Batch Normalisation is another powerful technique that normalizes the inputs of each layer to have a mean of 0 and a standard deviation of 1. This normalization helps to stabilize and accelerate the training process, combating issues related to poor initialization and helping gradients flow more smoothly through the network.

**Concept:**

* During training, for each mini-batch, Batch Normalization subtracts the mean and divides by the standard deviation of the activations of each layer.
* This normalizes the activations to a zero mean and unit variance.
* The layer then applies learned scale and shift factors to recover the original activation distribution if desired.

**Benefits:**

* Stabilizes the training process by making the activations less sensitive to initialization and weight updates.
* Improves gradient flow, allowing for faster training and potentially higher accuracy.
* Reduces the need for heavy weight initialization schemes.
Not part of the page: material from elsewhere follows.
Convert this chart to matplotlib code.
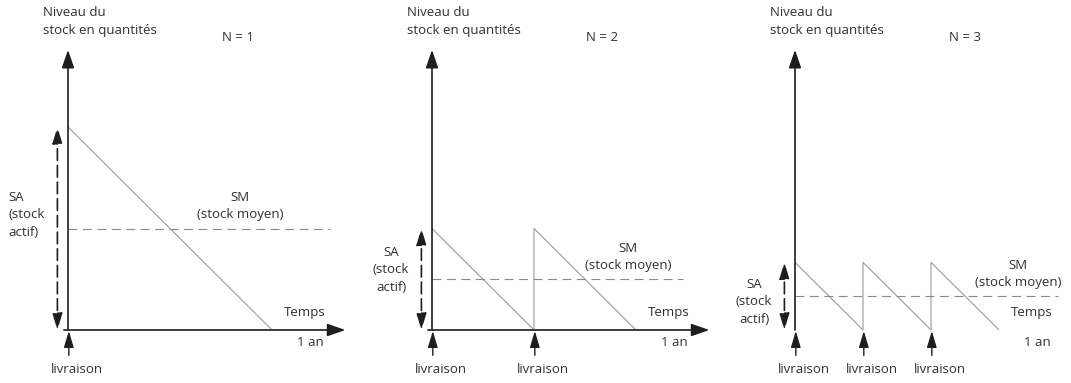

![batch_norm](imgs/batch_norm.webp)


In [2]:
from tensorflow.keras.layers import BatchNormalization

# Model with Batch Normalization
model = Sequential([
    Dense(64, activation='relu', input_shape=(20,)),
    BatchNormalization(),
    Dense(64, activation='relu'),
    BatchNormalization(),
    Dense(10, activation='softmax')
])

model.compile(optimizer='adam', loss='sparse_categorical_crossentropy', metrics=['accuracy'])
model.fit(x_train, y_train, epochs=10, validation_split=0.2)


Epoch 1/10
Epoch 2/10
Epoch 3/10
Epoch 4/10
Epoch 5/10
Epoch 6/10
Epoch 7/10
Epoch 8/10
Epoch 9/10
Epoch 10/10


<keras.src.callbacks.History at 0x1781bb610>

## How to Choose Between Dropout and Batch Normalization

Choosing the right regularization technique is crucial for the success of your deep learning model. While Dropout and Batch Normalization can both improve model generalization, they do so in different ways and have unique considerations. This section will guide you through choosing the most appropriate regularization technique for your specific scenario.


### Considerations for Dropout

Dropout randomly deactivates a subset of neurons in the network during training, which helps prevent overfitting by ensuring that no single neuron can overly influence the output. It is particularly effective in large networks where overfitting is a significant concern. However, Dropout might not be as beneficial in models that are already small or in cases where every neuron is crucial for the task.


#### When to Use Dropout

- In deep neural networks prone to overfitting.
- In layers with a large number of neurons.
- As a complementary technique to other forms of regularization.

### Considerations for Batch Normalization

Batch Normalization standardizes the inputs to a layer for each mini-batch, stabilizing the learning process and reducing the number of epochs required to train deep networks. It is especially useful when training deep networks with complex architectures. Unlike Dropout, Batch Normalization can sometimes lead to improved performance even in smaller networks.

#### When to Use Batch Normalization

- To improve training stability and speed.
- In very deep networks where vanishing or exploding gradients are a concern.
- Before activation functions, to normalize inputs.

### Combining Dropout and Batch Normalization

In practice, Dropout and Batch Normalization can be combined to leverage the strengths of both techniques. However, the layer order and configuration play a crucial role in how effective the combination is. A common approach is to apply Batch Normalization before activation functions and Dropout after activation functions or in specific layers where overfitting is more likely.


In [3]:
# Example of combining Batch Normalization and Dropout in a model layer
model = tf.keras.Sequential([
    tf.keras.layers.Dense(256),
    tf.keras.layers.BatchNormalization(),
    tf.keras.layers.Activation('relu'),
    tf.keras.layers.Dropout(0.5),
    tf.keras.layers.Dense(10, activation='softmax')
])

### Practical Tips for Regularization

Implementing regularization techniques effectively requires understanding not just when but also how to use them. Here are some practical tips:

- Start with a small amount of Dropout (e.g., 0.2 to 0.5) and adjust based on validation performance.
- Use Batch Normalization liberally in deep networks to stabilize training, but be mindful of its impact on inference time.
- Experiment with combining both techniques, monitoring model performance and training stability.
- Remember, regularization is just one part of model development. Model architecture, data preprocessing, and training procedure also play critical roles in building a robust model.